Thursday, November 10, 2016

The Nightingale

This highly acclaimed book by Kristin Hannah was personally recommended to me by friend Betsy Friedman. It is beautifully written and compelling story with well developed characters, and yet it was sometimes uncomfortable to read due to the subject matter. Set during WWII when the Nazis have occupied France, two sisters who are as unlike as can be imagined end up taking very similar paths, each to resist the obscenities of the war in her own way.
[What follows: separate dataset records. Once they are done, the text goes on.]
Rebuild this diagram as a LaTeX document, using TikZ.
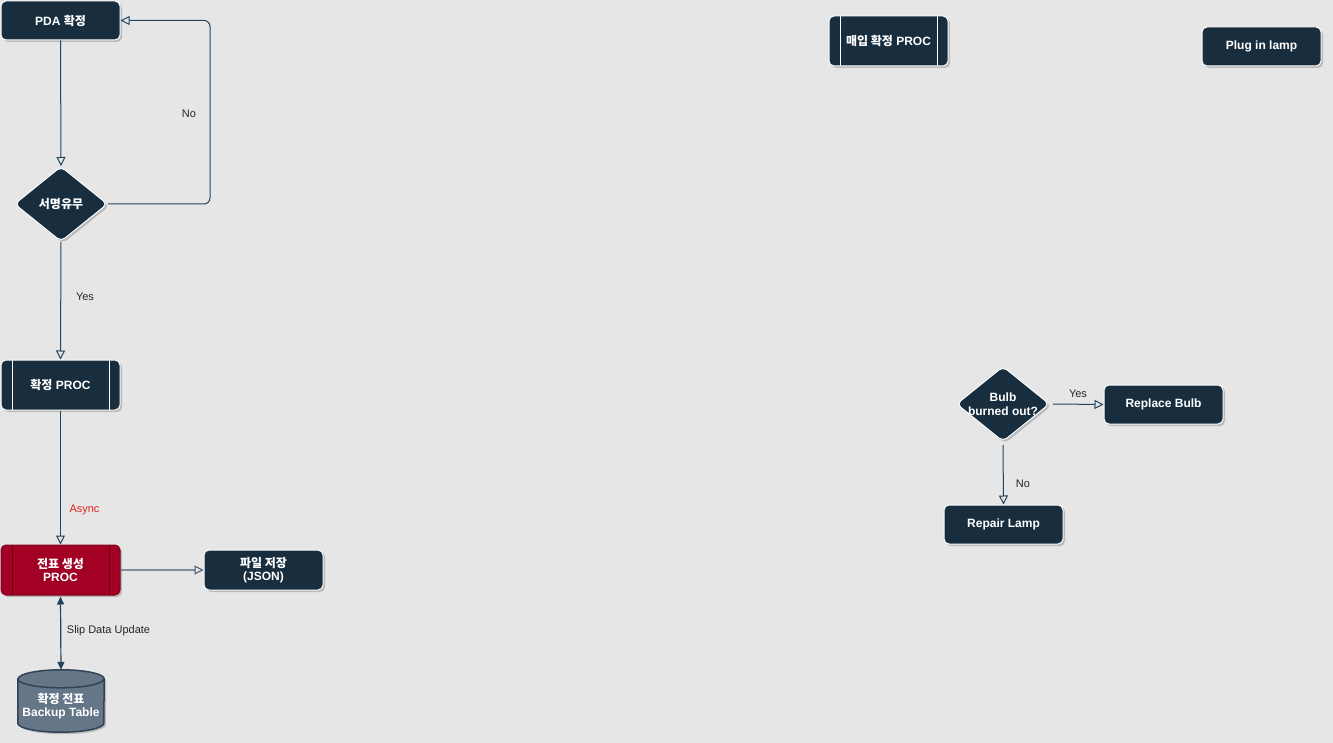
\documentclass[tikz,border=0pt]{standalone}
\usepackage{fontspec}
\setmainfont{Liberation Sans}
\newfontfamily\kr{Noto Sans CJK KR}
\usetikzlibrary{arrows.meta,shapes.geometric,shadows,calc}
\definecolor{bg}{HTML}{E6E6E6}
\definecolor{navy}{HTML}{182E3E}
\definecolor{edge}{HTML}{23445D}
\definecolor{lightedge}{HTML}{7D8FA0}
\definecolor{redfill}{HTML}{A20025}
\definecolor{redline}{HTML}{6F0000}
\definecolor{dbfill}{HTML}{647687}
\definecolor{dbline}{HTML}{314354}
\definecolor{asyncred}{HTML}{E0201E}
\tikzset{
  x=1pt, y=-1pt,
  shd/.style={drop shadow={shadow xshift=2pt,shadow yshift=-2pt,opacity=0.35,fill=black!60}},
  box/.style={shape=rectangle, rounded corners=5pt, fill=navy, draw=white, line width=1pt,
    text=white, font=\bfseries\fontsize{12}{13.5}\selectfont, align=center,
    minimum width=119pt, minimum height=39pt, inner sep=2pt, shd},
  proc/.style={box, minimum height=50pt,
    path picture={\draw[white,line width=1pt]
      ([xshift=11pt]path picture bounding box.north west) -- ([xshift=11pt]path picture bounding box.south west)
      ([xshift=-11pt]path picture bounding box.north east) -- ([xshift=-11pt]path picture bounding box.south east);}},
  redproc/.style={box, minimum height=50pt, fill=redfill, draw=redfill!80!black,
    path picture={\draw[redline,line width=1pt]
      ([xshift=11pt]path picture bounding box.north west) -- ([xshift=11pt]path picture bounding box.south west)
      ([xshift=-11pt]path picture bounding box.north east) -- ([xshift=-11pt]path picture bounding box.south east);}},
  dia/.style={shape=diamond, rounded corners=5pt, fill=navy, draw=white, line width=1pt,
    minimum width=93pt, minimum height=75pt, inner sep=0pt, shd},
  diatext/.style={text=white, font=\bfseries\fontsize{12}{13.5}\selectfont, align=center, inner sep=0pt},
  conn/.style={draw=edge, line width=1pt, -{Triangle[open,length=9pt,width=9pt]}},
  lbl/.style={font=\fontsize{11}{13}\selectfont, text=black!85, inner sep=1pt},
}
\begin{document}
\begin{tikzpicture}
\useasboundingbox[fill=bg] (0,0) rectangle (1333,743);

% left flow
\node[box] (pda) at (60.5,20.5) {PDA {\kr 확정}};
\node[dia] (sign) at (61,204) {};
\node[diatext] (signt) at (sign.center) {\kr 서명유무};
\node[proc] (conf) at (60.5,385) {{\kr 확정} PROC};
\node[redproc] (slip) at (60.5,570) {{\kr 전표 생성}\\PROC};
\node[box, minimum height=40pt] (json) at (263.5,570) {{\kr 파일 저장}\\(JSON)};
\node[minimum width=86pt, minimum height=62pt, inner sep=0pt] (db) at (61,701) {};
\fill[dbfill, shd] ([yshift=-9pt]db.north west) -- ([yshift=9pt]db.south west)
   arc[start angle=180,end angle=360,x radius=43pt,y radius=9pt]
   -- ([yshift=-9pt]db.north east)
   arc[start angle=0,end angle=180,x radius=43pt,y radius=9pt] -- cycle;
\draw[dbline, line width=1.5pt] ([yshift=-9pt]db.north west) -- ([yshift=9pt]db.south west)
   arc[start angle=180,end angle=360,x radius=43pt,y radius=9pt]
   -- ([yshift=-9pt]db.north east)
   arc[start angle=0,end angle=180,x radius=43pt,y radius=9pt] -- cycle
   ([yshift=-9pt]db.north west) arc[start angle=180,end angle=360,x radius=43pt,y radius=9pt];
\node[text=white, font=\bfseries\fontsize{12}{13.5}\selectfont, align=center, inner sep=0pt] (dbt) at ([yshift=-5pt]db.center) {{\kr 확정 전표}\\Backup Table};

\draw[conn] (pda.south) -- (sign.north);
\draw[conn, rounded corners=6pt] (sign.east) -- (210,204) -- (210,20.5) -- (pda.east);
\node[lbl] (lno1) at (189,114) {No};
\draw[conn] (sign.south) -- (conf.north);
\node[lbl] (lyes1) at (85,297) {Yes};
\draw[conn] (conf.south) -- (slip.north);
\node[lbl, text=asyncred] (lasync) at (84.5,510) {Async};
\draw[draw=lightedge, line width=1.8pt] (slip.east) -- ([xshift=-9pt]json.west);
\draw[conn, line width=1pt, draw=edge!70!lightedge] ([xshift=-10pt]json.west) -- (json.west);
\draw[draw=edge, line width=1.2pt, {Triangle[length=8pt,width=7pt]}-{Triangle[length=8pt,width=7pt]}] ([yshift=-1pt]slip.south) -- (db.north);
\node[lbl] (lslip) at (108.5,631) {Slip Data Update};

% right side
\node[proc] (buy) at (888.5,41) {{\kr 매입 확정} PROC};
\node[box] (plug) at (1261.5,46.5) {Plug in lamp};
\node[dia] (bulb) at (1003,404) {};
\node[diatext] (bulbt) at (bulb.center) {Bulb\\burned out?};
\node[box] (repl) at (1163.5,404.5) {Replace Bulb};
\node[box] (rep) at (1003.5,524.5) {Repair Lamp};
\draw[conn] ([xshift=3pt]bulb.east) -- (repl.west);
\node[lbl] (lyes2) at (1078,394) {Yes};
\draw[conn] ([yshift=-3pt]bulb.south) -- (rep.north);
\node[lbl] (lno2) at (1023,484) {No};
\end{tikzpicture}
\end{document}
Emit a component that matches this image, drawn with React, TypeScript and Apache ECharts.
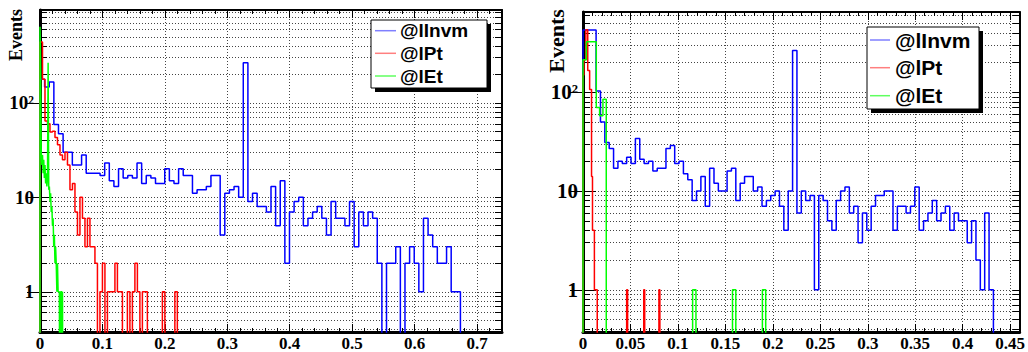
import React, { useEffect, useRef } from 'react';
import * as echarts from 'echarts';

// ---------- data ----------
const ZERO_FLOOR = 0.01; // empty bins drawn below the axis floor (clipped)

const seriesNames = ['@lInvm', '@lPt', '@lEt'];
const seriesColors = ['#0000ff', '#ff0000', '#00ff00'];
const legendColors = ['#7f7fff', '#ff7f7f', '#5fff5f'];

// left panel
const leftXMax = 0.74;
const leftXInterval = 0.1;
const leftYMin = 0.375;
const leftYMax = 960;

const leftInvmBin = 0.0074;
const leftInvm = [
  177, 147, 166, 59, 47, 30, 30, 22, 22, 28,
  18, 18, 18, 17, 23, 15, 13, 20, 16, 17,
  16, 23, 14, 17, 16, 14, 14, 20, 15, 14,
  20, 17, 17, 11, 12, 12, 13, 17, 17, 4,
  11, 12, 13, 10, 265, 9, 11, 8, 8, 7,
  13, 5, 15, 2, 7, 9, 10, 5, 6, 7,
  8, 6, 4, 9, 6, 6, 5, 9, 3, 7,
  5, 7, 6, 2, 0, 2, 2, 3, 0, 2,
  3, 2, 1, 6, 4, 3, 2, 2, 3, 1,
  1, 0, 0, 0, 0, 0, 0, 0, 0, 0,
];

const leftPtBin = 0.004;
const leftPt = [
  440, 177, 64, 60, 49, 50, 43, 36, 28, 25,
  30, 22, 12, 14, 7, 4, 10, 6, 3, 6,
  3, 3, 2, 0, 1, 2, 0, 1, 1, 1,
  2, 1, 1, 0, 0, 1, 0, 1, 2, 1,
  0, 1, 1, 0, 0, 0, 0, 0, 0, 1,
  0, 0, 0, 0, 1,
];

const leftEtBin = 0.001;
const leftEt = [
  640, 200, 30, 22, 28, 18, 25, 16, 22, 14,
  18, 13, 16, 265, 12, 13, 9, 11, 7, 8,
  5, 6, 3, 4, 2, 3, 2, 1, 2, 1,
  1, 1, 0, 1, 1, 0, 1,
];

// right panel
const rightXMax = 0.46;
const rightXInterval = 0.05;
const rightYMin = 0.374;
const rightYMax = 650;

const rightInvmBin = 0.0046;
const rightInvm = [
  427, 427, 427, 103, 50, 31, 27, 17, 20, 19,
  22, 19, 34, 21, 19, 20, 16, 17, 17, 27,
  29, 19, 20, 15, 13, 8, 10, 14, 7, 17,
  12, 10, 10, 16, 17, 8, 12, 14, 14, 10,
  11, 7, 8, 9, 10, 7, 4, 10, 265, 6,
  10, 8, 9, 1, 9, 8, 5, 4, 8, 10,
  11, 6, 7, 3, 6, 4, 7, 9, 9, 10,
  10, 4, 7, 7, 6, 7, 11, 4, 5, 6,
  8, 5, 6, 7, 4, 6, 5, 5, 3, 5,
  2, 1, 6, 1, 0, 0, 0, 0, 0, 0,
];

const rightPtBin = 0.001;
const rightPt = [
  150, 214, 214, 430, 430, 166, 166, 107, 107, 14,
  4, 4, 1, 1, 1, 0, 0, 0, 0, 0,
  0, 0, 0, 0, 0, 0, 0, 0, 0, 0,
  0, 0, 0, 0, 0, 0, 0, 0, 0, 0,
  0, 0, 0, 0, 0, 0, 1, 0, 0, 0,
  0, 0, 0, 0, 0, 0, 0, 0, 0, 0,
  0, 0, 0, 0, 1, 0, 0, 0, 0, 0,
  0, 0, 0, 0, 0, 0, 0, 0, 0, 0,
  1,
];

const rightEtBin = 0.0035;
const rightEt = [
  214, 325, 325, 325, 70, 58, 85, 0, 0, 0,
  0, 0, 0, 0, 0, 0, 0, 0, 0, 0,
  0, 0, 0, 0, 0, 0, 0, 0, 0, 0,
  0, 0, 0, 1, 0, 0, 0, 0, 0, 0,
  0, 0, 0, 0, 0, 1, 0, 0, 0, 0,
  0, 0, 0, 0, 1,
];

const yMajorTicks = [1, 10, 100];
const yAllTicks = [
  0.4, 0.5, 0.6, 0.7, 0.8, 0.9,
  1, 2, 3, 4, 5, 6, 7, 8, 9,
  10, 20, 30, 40, 50, 60, 70, 80, 90,
  100, 200, 300, 400, 500, 600, 700, 800, 900,
];

// ---------- helpers ----------
function histPoints(values: number[], width: number) {
  const pts: number[][] = [[0, ZERO_FLOOR]];
  values.forEach((v, i) => pts.push([i * width, v > 0 ? v : ZERO_FLOOR]));
  const last = values[values.length - 1];
  pts.push([values.length * width, last > 0 ? last : ZERO_FLOOR]);
  pts.push([values.length * width, ZERO_FLOOR]);
  return pts;
}

const SERIF = '"Liberation Serif", "DejaVu Serif", serif';
const SANS = '"Liberation Sans", Arial, sans-serif';

function xAxes(gridIndex: number, max: number, interval: number, fontSize: number) {
  const common = {
    type: 'value', gridIndex, min: 0, max, interval,
    axisTick: { show: true, inside: true, length: 8, lineStyle: { color: '#000', width: 1 } },
    minorTick: { show: true, splitNumber: 5, length: 4, lineStyle: { color: '#000', width: 1 } },
  };
  return [
    {
      ...common, position: 'bottom',
      axisLine: { show: true, onZero: false, lineStyle: { color: '#000', width: 3 } },
      axisLabel: {
        show: true, margin: 3, color: '#000', fontFamily: SERIF, fontWeight: 'bold', fontSize,
        showMaxLabel: false,
        formatter: (v: number) => String(Math.round(v * 1000) / 1000),
      },
      splitLine: { show: true, lineStyle: { color: '#444', type: [1, 2], width: 1 } },
    },
    {
      ...common, position: 'top',
      axisLine: { show: true, onZero: false, lineStyle: { color: '#000', width: 2 } },
      axisLabel: { show: false },
      splitLine: { show: false },
    },
  ];
}

function yAxes(gridIndex: number, min: number, max: number, fontSize: number, margin: number) {
  const common = { type: 'log', logBase: 10, gridIndex, min, max };
  return [
    {
      ...common, position: 'left',
      axisLine: { show: true, onZero: false, lineStyle: { color: '#000', width: 3 } },
      axisTick: { show: true, inside: true, length: 7, customValues: yAllTicks, lineStyle: { color: '#000', width: 1 } },
      axisLabel: {
        show: true, customValues: yMajorTicks, margin, color: '#000',
        fontFamily: SERIF, fontWeight: 'bold', fontSize,
        formatter: (v: number) => (Math.round(v) >= 100 ? '10²' : String(Math.round(v))),
      },
      splitLine: { show: true, lineStyle: { color: '#444', type: [1, 2], width: 1 } },
    },
    {
      ...common, position: 'left',
      axisLine: { show: false },
      axisTick: { show: true, inside: true, length: 13, customValues: yMajorTicks, lineStyle: { color: '#000', width: 1 } },
      axisLabel: { show: false },
      splitLine: { show: false },
    },
    {
      ...common, position: 'right',
      axisLine: { show: true, onZero: false, lineStyle: { color: '#000', width: 2 } },
      axisTick: { show: true, inside: true, length: 7, customValues: yAllTicks, lineStyle: { color: '#000', width: 1 } },
      axisLabel: { show: false },
      splitLine: { show: false },
    },
    {
      ...common, position: 'right',
      axisLine: { show: false },
      axisTick: { show: true, inside: true, length: 13, customValues: yMajorTicks, lineStyle: { color: '#000', width: 1 } },
      axisLabel: { show: false },
      splitLine: { show: false },
    },
  ];
}

function histSeries(name: string, color: string, values: number[], bin: number, xAxisIndex: number, yAxisIndex: number, z: number) {
  return {
    type: 'line', name, xAxisIndex, yAxisIndex,
    data: histPoints(values, bin),
    step: 'end', showSymbol: false, symbol: 'none', clip: true, silent: true, z,
    lineStyle: { color, width: 1.5 },
    itemStyle: { color },
  };
}

function legendGraphics(x: number, y: number, w: number, h: number, rowY: number[], lineX0: number, lineX1: number, textX: number, fontSize: number) {
  const els: any[] = [
    { type: 'rect', shape: { x: x + 4, y: y + 4, width: w, height: h }, style: { fill: '#000' }, z: 100 },
    { type: 'rect', shape: { x, y, width: w, height: h }, style: { fill: '#fff', stroke: '#000', lineWidth: 1 }, z: 101 },
  ];
  seriesNames.forEach((name, i) => {
    els.push({
      type: 'line', shape: { x1: lineX0, y1: rowY[i], x2: lineX1, y2: rowY[i] },
      style: { stroke: legendColors[i], lineWidth: 1.5 }, z: 102,
    });
    els.push({
      type: 'text', x: textX, y: rowY[i], z: 102,
      style: { text: name, fill: '#000', fontFamily: SANS, fontWeight: 'bold', fontSize, align: 'left', verticalAlign: 'middle' },
    });
  });
  return els;
}

export default function App() {
  const ref = useRef<HTMLDivElement>(null);
  useEffect(() => {
    if (!ref.current) return;
    const chart = echarts.init(ref.current, undefined, { renderer: 'svg' });
    const option: any = {
      animation: false,
      backgroundColor: '#fff',
      grid: [
        { left: 40, top: 10, width: 462, height: 324 },
        { left: 583, top: 12, width: 442, height: 324 },
      ],
      xAxis: [
        ...xAxes(0, leftXMax, leftXInterval, 17),
        ...xAxes(1, rightXMax, rightXInterval, 17),
      ],
      yAxis: [
        ...yAxes(0, leftYMin, leftYMax, 19, 6),
        ...yAxes(1, rightYMin, rightYMax, 21, 5),
      ],
      series: [
        histSeries(seriesNames[0], seriesColors[0], leftInvm, leftInvmBin, 0, 0, 3),
        histSeries(seriesNames[1], seriesColors[1], leftPt, leftPtBin, 0, 0, 4),
        histSeries(seriesNames[2], seriesColors[2], leftEt, leftEtBin, 0, 0, 5),
        histSeries(seriesNames[0], seriesColors[0], rightInvm, rightInvmBin, 2, 4, 3),
        histSeries(seriesNames[1], seriesColors[1], rightPt, rightPtBin, 2, 4, 4),
        histSeries(seriesNames[2], seriesColors[2], rightEt, rightEtBin, 2, 4, 5),
      ],
      graphic: [
        {
          type: 'text', x: 16, y: 35, rotation: Math.PI / 2,
          style: { text: 'Events', fill: '#000', fontFamily: SERIF, fontWeight: 'bold', fontSize: 18, align: 'center', verticalAlign: 'middle' },
        },
        {
          type: 'text', x: 556, y: 41, rotation: Math.PI / 2,
          style: { text: 'Events', fill: '#000', fontFamily: SERIF, fontWeight: 'bold', fontSize: 22, align: 'center', verticalAlign: 'middle' },
        },
        ...legendGraphics(371, 20, 116, 68, [30.7, 53.3, 76], 375, 396, 400, 19),
        ...legendGraphics(867, 27, 112, 82, [40, 67.7, 95.7], 870, 890, 895, 21),
      ],
    };
    chart.setOption(option);
    return () => chart.dispose();
  }, []);
  return (
    <div
      ref={ref}
      style={{ position: 'absolute', left: 0, top: 0, width: 1028, height: 352, background: '#fff' }}
    />
  );
}
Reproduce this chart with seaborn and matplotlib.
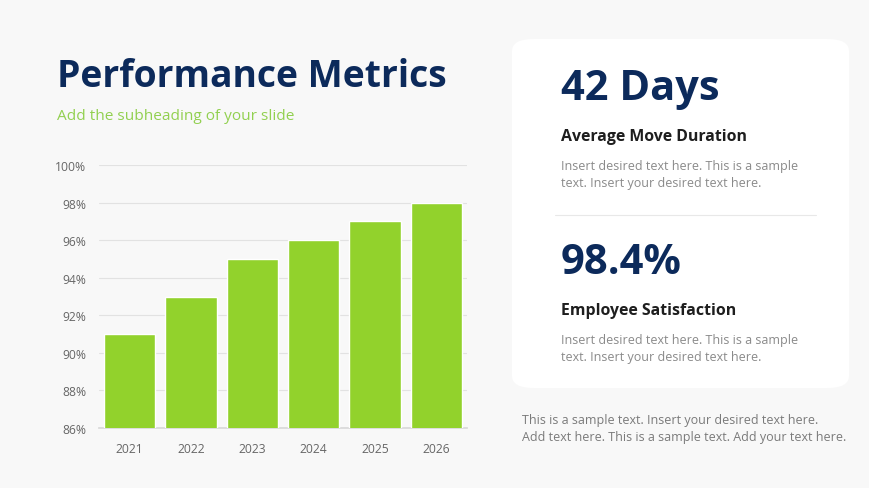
import matplotlib
matplotlib.use("Agg")
import pandas as pd
import seaborn as sns
from matplotlib import pyplot as plt
from matplotlib.patches import FancyBboxPatch

years = ["2021", "2022", "2023", "2024", "2025", "2026"]
scores = [91, 93, 95, 96, 97, 98]
y_ticks = [86, 88, 90, 92, 94, 96, 98, 100]

title = "Performance Metrics"
subtitle = "Add the subheading of your slide"
big_numbers = ["42 Days", "98.4%"]
headings = ["Average Move Duration", "Employee Satisfaction"]
body = "Insert desired text here. This is a sample\ntext. Insert your desired text here."
footer = "This is a sample text. Insert your desired text here.\nAdd text here. This is a sample text. Add your text here."

navy = "#0c2a5b"
green = "#92d22c"
bg = "#f8f8f8"

sns.set_theme(style="white")
plt.rcParams["font.family"] = ["Open Sans", "DejaVu Sans"]

df = pd.DataFrame({"year": years, "score": scores})

fig = plt.figure(figsize=(8.7, 4.89), dpi=100)
fig.patch.set_facecolor(bg)

ax = fig.add_axes([0.1138, 0.1227, 0.423, 0.5378])
ax.set_facecolor(bg)
sns.barplot(data=df, x="year", y="score", color=green, width=0.84,
            saturation=1, ax=ax, zorder=3)
ax.set_ylim(86, 100)
ax.set_yticks(y_ticks)
ax.set_yticklabels([f"{t}%" for t in y_ticks])
ax.grid(axis="y", color="#e2e2e2", linewidth=0.8, zorder=0)
ax.set_xlabel("")
ax.set_ylabel("")
for s in ["top", "right", "left"]:
    ax.spines[s].set_visible(False)
ax.spines["bottom"].set_color("#d9d9d9")
ax.tick_params(axis="both", length=0, labelsize=8.7, labelcolor="#666666")
ax.tick_params(axis="y", pad=9)
ax.tick_params(axis="x", pad=10)

# header
fig.text(57 / 870, 1 - 77 / 489, title, fontsize=26.8, fontweight="bold",
         color=navy, va="center", ha="left")
fig.text(57 / 870, 1 - 116 / 489, subtitle, fontsize=11.1,
         color="#92d050", va="center", ha="left")

# card
card = FancyBboxPatch((512 / 870, 1 - 389 / 489), 337 / 870, 349 / 489,
                      boxstyle="round,pad=0,rounding_size=0.025",
                      transform=fig.transFigure, facecolor="white",
                      edgecolor="none", zorder=0)
fig.patches.append(card)
fig.add_artist(plt.Line2D([555 / 870, 816 / 870], [1 - 216 / 489, 1 - 216 / 489],
                          transform=fig.transFigure, color="#e8e8e8", linewidth=0.8))

x0 = 561 / 870
for i, (num, head) in enumerate(zip(big_numbers, headings)):
    off = i * 174
    fig.text(x0, 1 - (90 + off) / 489, num, fontsize=30, fontweight="bold",
             color=navy, va="center", ha="left")
    fig.text(x0, 1 - (137 + off) / 489, head, fontsize=11.4, fontweight="bold",
             color="#1e1e1e", va="center", ha="left")
    fig.text(x0, 1 - (175 + off) / 489, body, fontsize=9.0, color="#8a8a8a",
             va="center", ha="left", linespacing=1.4)

fig.text(522 / 870, 1 - 429.5 / 489, footer, fontsize=9.0, color="#7a7a7a",
         va="center", ha="left", linespacing=1.4)

fig.savefig("out.png", dpi=100, facecolor=bg)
Viann and Isabelle's mother dies when they are quite young and their father retreats into alcohol and absence. Viann gets pregnant by a childhood sweetheart at 16 and moves to the country to live happily with husband and child. Younger sister, Isabelle, is an emotionally wounded isolate, getting kicked out of one boarding school after another. But she is also adventurous and when she returns to Paris, having decided to live with her father, she gets involved in the French Resistance, eventually coming to be a primary resource for getting downed American and British pilots out of the country. She leads them over the harrowing Pyrenees mountains on dozens of occasions, gaining notoriety as The Nightingale. Viann's husband is sent off to fight the invading Germans but is captured. The village where Viann lives with her daughter is occupied and a series of German officers is billeted at her house, one kind, one cruel. When her neighbor and best friend is sent to a concentration camp, Viann bravely declares the child is her own and hides his Jewish identity. Eventually she is responsible for hiding away 19 Jewish children in a convent in the nearby countryside. The arbitrary terror and cruelty of the Nazis is painfully described, but so is the incredible bravery and love of the two women. A very informative tale about the little known women who resisted war in France. About writing this book, Hannah said,
"For me, The Nightingale started like any other novel. With research. I came across the historical stories of the women of the French Resistance and there was no going back. Their stories were mesmerizing, heartbreaking, intimate and universal. I was appalled that their stories were not better known.
All of my research led me to a central question: When would I, as a wife and mother, risk my life and my son’s life to save a stranger? Once that was in my head, I knew I had a story worth telling." Agreed!